Canadian Imperial Bank of Commerce scrapped the energy portion of its annual investor conference in Whistler next month after requests by the resort town’s mayor for a major oil producer to help pay for the cost of climate change snowballed into a retreat by other energy firms.
CIBC’s conference has been a regular draw for companies pitching their businesses to investors in the shadow of the ski slopes of Whistler’s resort in British Columbia for more than two decades. A demand this year by mayor Jack Crompton means energy firms will be absent.
“The majority of the event will proceed,” said spokeswoman Jessica Steinberg. The 22nd annual conference is scheduled from Jan. 23 to Jan. 25.
It all began with the mayor’s missive
last month to Canadian Natural Resources Ltd.
“All levels of government, industry and individuals bear responsibility for solving and paying for climate impacts,” Crompton wrote in a Nov. 15 letter. “However, we suggest that your company and industry bear a larger portion of the responsibility.”
Canadian Natural Resources replied with its own letter highlighting the Canadian energy industry’s progress in reducing greenhouse gas emissions intensity and its contributions to the nation’s economy.

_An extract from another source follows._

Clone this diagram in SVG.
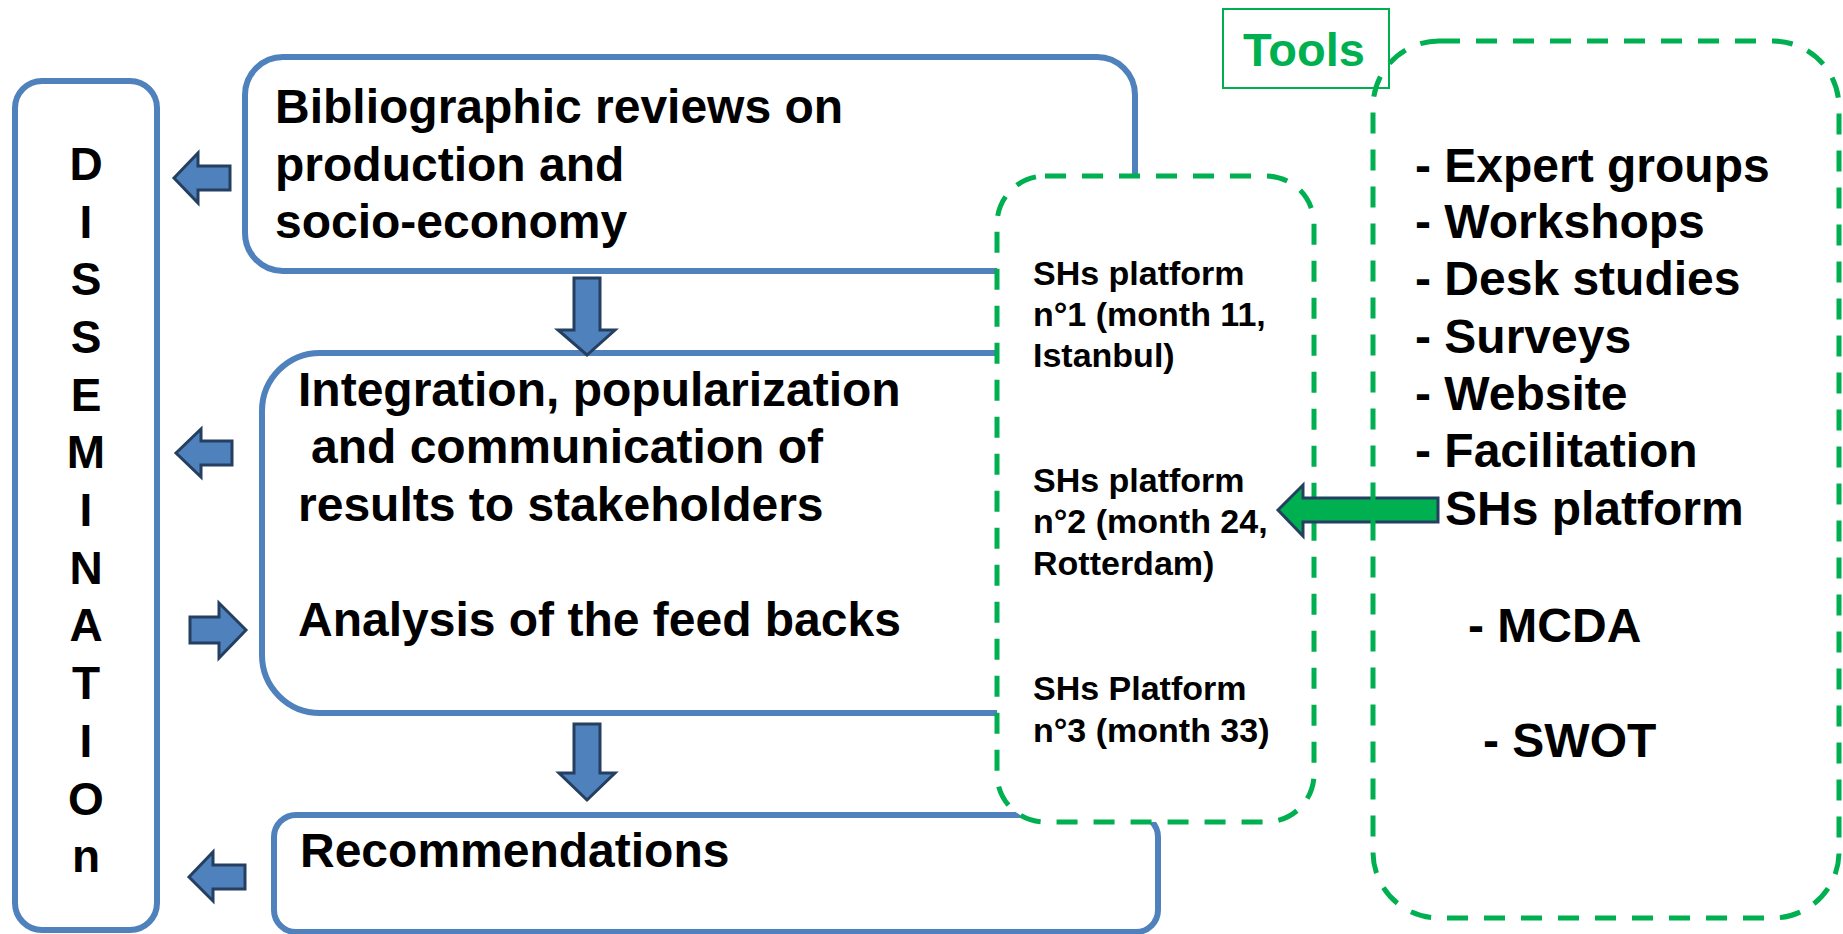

Whistler’s own greenhouse gas emissions — once in decline — have been increasing, spiking 4 per cent last year, prompting a warning that the mountain community is no longer on pace to meet its 2020 target. Natural gas is the biggest culprit after vehicles — no doubt some of it burned by the outdoor fire pits and patio heaters at the slope-side restaurants that attract the thousands of tourists that support Whistler’s economy.
Despite the conference change, CIBC remains committed to the energy sector.
“The Canadian energy industry has been a global leader of responsible energy development,” Roman Dubczak, head of global investment banking, said in an emailed statement. “We are committed to our clients in the energy sector as they play a key role in driving the Canadian economy.”